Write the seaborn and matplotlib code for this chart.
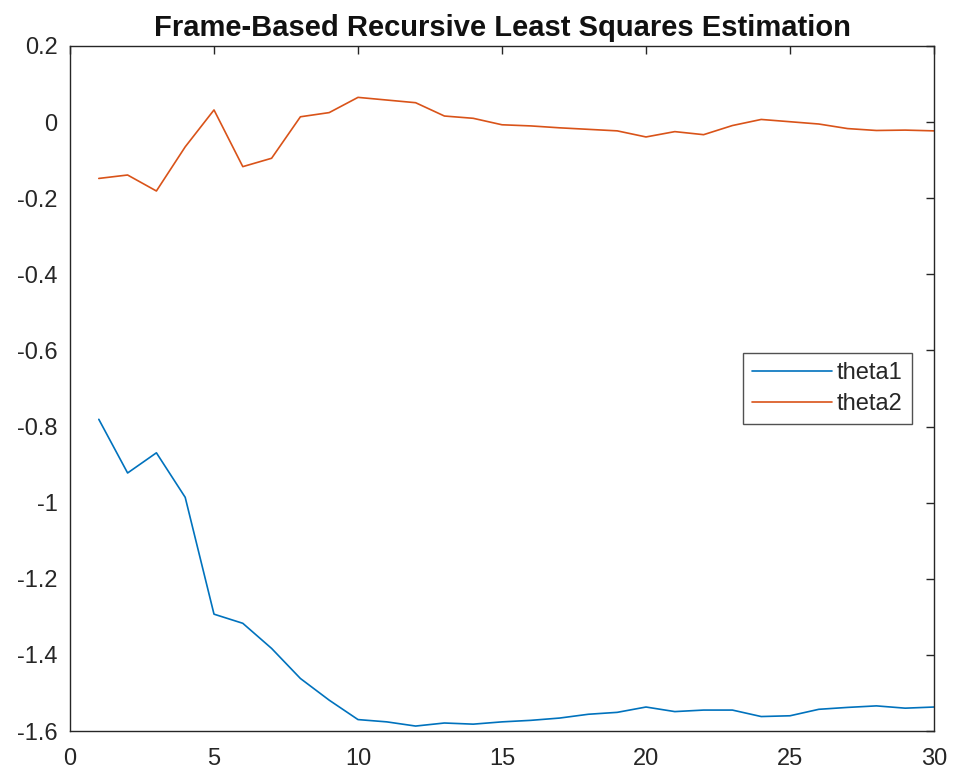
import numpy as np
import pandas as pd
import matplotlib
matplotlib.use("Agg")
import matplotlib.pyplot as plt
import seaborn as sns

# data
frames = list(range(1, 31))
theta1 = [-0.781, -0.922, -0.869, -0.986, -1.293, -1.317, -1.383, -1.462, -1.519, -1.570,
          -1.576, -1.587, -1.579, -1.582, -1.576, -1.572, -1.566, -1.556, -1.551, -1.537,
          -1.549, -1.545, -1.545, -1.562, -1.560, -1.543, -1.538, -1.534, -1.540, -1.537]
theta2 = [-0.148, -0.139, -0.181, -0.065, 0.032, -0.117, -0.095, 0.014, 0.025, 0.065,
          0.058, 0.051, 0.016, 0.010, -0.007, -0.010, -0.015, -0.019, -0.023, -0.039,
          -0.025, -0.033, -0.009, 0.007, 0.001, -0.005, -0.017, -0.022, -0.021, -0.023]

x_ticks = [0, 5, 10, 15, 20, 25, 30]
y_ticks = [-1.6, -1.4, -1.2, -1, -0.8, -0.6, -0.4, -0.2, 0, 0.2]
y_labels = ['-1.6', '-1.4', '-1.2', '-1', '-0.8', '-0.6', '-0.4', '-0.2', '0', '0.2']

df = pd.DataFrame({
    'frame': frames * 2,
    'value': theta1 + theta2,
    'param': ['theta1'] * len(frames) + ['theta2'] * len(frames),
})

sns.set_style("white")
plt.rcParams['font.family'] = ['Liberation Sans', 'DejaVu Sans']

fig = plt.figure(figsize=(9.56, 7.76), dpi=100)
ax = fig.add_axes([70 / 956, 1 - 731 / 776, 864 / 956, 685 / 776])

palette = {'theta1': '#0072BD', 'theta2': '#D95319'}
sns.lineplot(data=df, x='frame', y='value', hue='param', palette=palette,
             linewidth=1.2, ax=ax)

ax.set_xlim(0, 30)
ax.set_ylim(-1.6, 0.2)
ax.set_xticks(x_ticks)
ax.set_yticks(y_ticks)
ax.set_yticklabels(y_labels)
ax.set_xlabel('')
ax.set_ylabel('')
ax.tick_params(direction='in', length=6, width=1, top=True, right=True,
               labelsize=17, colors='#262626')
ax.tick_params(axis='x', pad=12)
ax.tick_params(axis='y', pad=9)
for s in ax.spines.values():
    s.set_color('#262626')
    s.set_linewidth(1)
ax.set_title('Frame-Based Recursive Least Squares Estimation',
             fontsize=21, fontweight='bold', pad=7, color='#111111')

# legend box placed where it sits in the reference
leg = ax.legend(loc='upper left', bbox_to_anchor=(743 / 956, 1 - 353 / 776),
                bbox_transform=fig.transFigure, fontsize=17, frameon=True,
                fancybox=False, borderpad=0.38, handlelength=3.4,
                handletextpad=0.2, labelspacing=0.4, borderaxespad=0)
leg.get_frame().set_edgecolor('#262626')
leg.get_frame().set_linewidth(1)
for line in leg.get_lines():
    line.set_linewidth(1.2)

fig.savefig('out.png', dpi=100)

───

§ **WHAT YOU SHOULD DO**
Return only the lines from the start of the data through the line that contains "import seaborn as sns", please, copying them exactly and omitting all pictures.

§ **EXPECTED ANSWER**
Write the seaborn and matplotlib code for this chart.
import numpy as np
import pandas as pd
import matplotlib
matplotlib.use("Agg")
import matplotlib.pyplot as plt
import seaborn as sns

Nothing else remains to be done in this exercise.